Each year, as the echoes of Welcome Week parties fade and the Ulrich’s line veers dangerously out the door, hundreds of students face the same great white whale — Economics 102. Famous at the University for its rigor and the competitive nature of its students, this class is a hallmark of undergraduate life at the “U.”
This year, there is one more person entering the hallowed ground of Lorch Hall — Econ 102’s newest lecturer, Edward Cho. Cho began at the University last year teaching 300- and 400-level economics courses, and is willing to admit the prospect of teaching to 370 students is a new challenge compared to his past teaching experiences. At Wellesley College. the largest class he taught sat 30 students.
“At first I was worried or fearful that the classes would be too big, especially because I like to interact with the students, but it hasn’t been a problem at all.”
Cho’s path to Michigan is unconventional compared to many others — he began his undergrad career as a bio-engineer, before taking an econ course and “feeling everything click.” Despite this initial passion for economics, after graduate school he pursued a career in consulting.
“You don’t actually know what you like and dislike until you do it, and all these conceptions of what you think you want to do, once you get there you realize it’s not what you thought it was.”
In consulting, Cho soon realized the rigorous hours weren’t worth it for him.
“I saw people who were working in consulting, and they were in their 40s and 50s, and still working 100 hours a week … So I decided it was time to go back to what I loved to do.”
He returned to school at MIT, and taught for a short while there as well as at Harvard, before moving to Wellesley College in Massachusetts. At Wellesley, he became close with a professor who he says shaped his growth as an educator. The small class sizes and faculty-to-student ratio at Wellesley allowed him to develop a core tenet of his teaching philosophy — connecting with his students, a skill he has doubled upon since starting at the University.
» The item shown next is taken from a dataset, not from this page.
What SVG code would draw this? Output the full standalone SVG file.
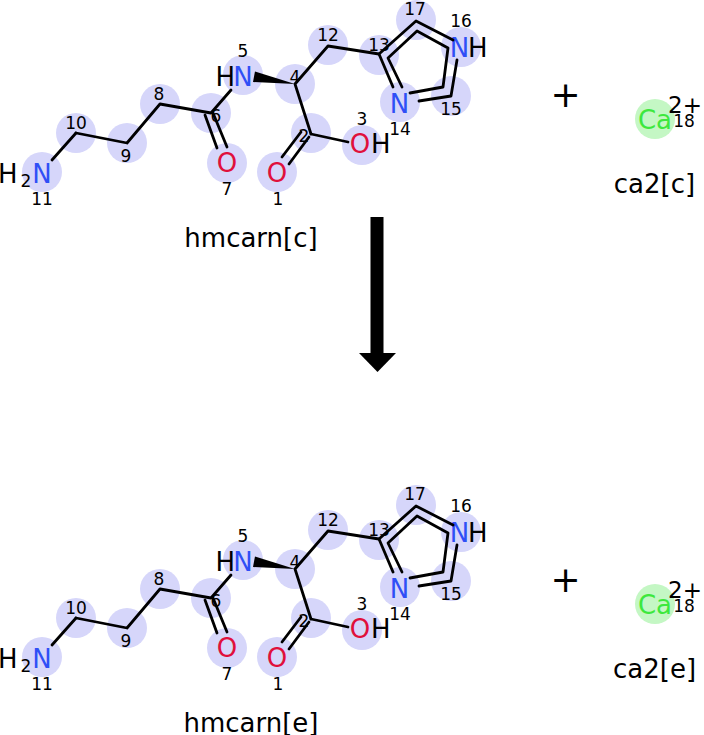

“Students here like to engage, and I just have to find a way to do it right,” he said, “The main challenge is keeping the interaction with students high.”
During his first year at the University, Cho strove to make econ relevant to students — more than just a class taken for a grade, but as an applicable skill base.
Public Policy Senior Harry Kammerman, who took ECON 396, believes Cho’s philosophy pays off in the classroom, saying, “He provides examples that are relevant to current trends in financial markets, helping students apply what they’ve learned.”
One of Cho’s favorite teaching techniques is introducing real-life examples into his lectures — he will have his pet cat play the stock market to explain the randomness of the success of stocks. He understands the esoteric nature of the topics he teaches, so he tries to make Econ relevant to his students, pulling in current events and campus-related examples.
“Teaching has no limit … There is knowing the material, there is answering questions, being organized — I realized there were so many more dimensions to teaching.”
Perhaps what is most unique about Cho is his real passion for teaching — he isn’t research-focused or gunning for tenure, but loves engaging with students.
“It’s a career I enjoy,” Cho said. “I sometimes ask myself, ‘Would I switch jobs with anyone? Would I switch careers?’ But I think the answer almost inevitably is no … With Economics you can continue to learn, and that’s the fun part.”
As of yesterday, 370 new students have met Cho. He can’t wait to get to know each and every one of them.